Или вот — “кино служило безотказным инструментом для коммунистической пропаганды”. Да боже мой, будто была другая! И так же — “партийные органы жестко контролировали репертуар кинотеатров”. Да что ж туда могло еще попасть, кроме того, что попадало? Фильм ужасов? Пиратская копия датской эротической мелодрамы? Окститесь, ничего такого просто не было в помине! Мелочи, дающие представление о том, как далеко, как невозвратно то время, которое по невесть откуда взявшимся ощущениям привыкли считать полусвоим мои тридцатилетние сверстники...

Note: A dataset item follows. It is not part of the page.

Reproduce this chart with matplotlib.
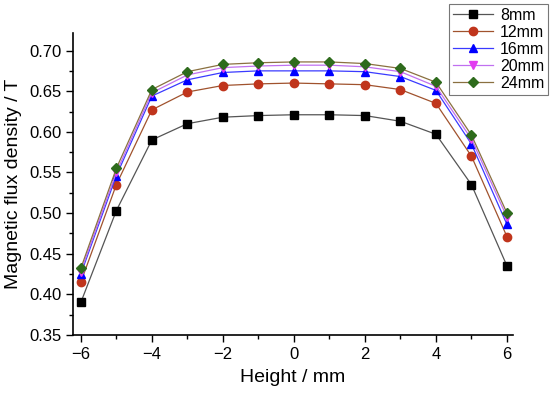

Еще в коллекцию милых несуразностей — “немцы помогали русским в борьбе с татаро-монголами”. Размолвка на Чудском озере, надо полагать, была мелким и чрезвычайно раздутым досадным эпизодом в братских отношениях. Или это были другие немцы. Не важно: мало что интереснее в сборнике, чем рубрика “Россия многонациональная”, чем эти реконструкции “малых родин”. Ведь чем и сильны империи, как не общинами да землячествами? Твердые комья общей почвы.

И снова-здорово: “свадьба проходила с учетом немецких традиций”! Да не с учетом, а просто в этих самых немецких традициях, и никак иначе.

Так же досадно видеть, например, в одной из самых настороженных по степени всматривания прописей вполне оправданное торжествующим ныне демоном исторической объективности утверждение о том, что убийство прадеда “является одним из проявлений обострения социально-политической обстановки в стране накануне замены продразверстки продналогом”. Не является. Убийство является просто убийством, и никакие фетиши не должны этого затенить. И прадеда жалко, кто бы ни был. Пусть “первый муж прабабушки”, пусть неродной — жалко, и все! Так оно больше по-нашему, по-расейски.

Вечно эта Москва начинает всех учить, что по-расейски, а что нет... Ворчлива и надменна. Куча снобов. Меж тем ей и сказать больше нечего, кроме как: Господи! И откуда в державе нашей такие чудные дети? Как же мы богаты!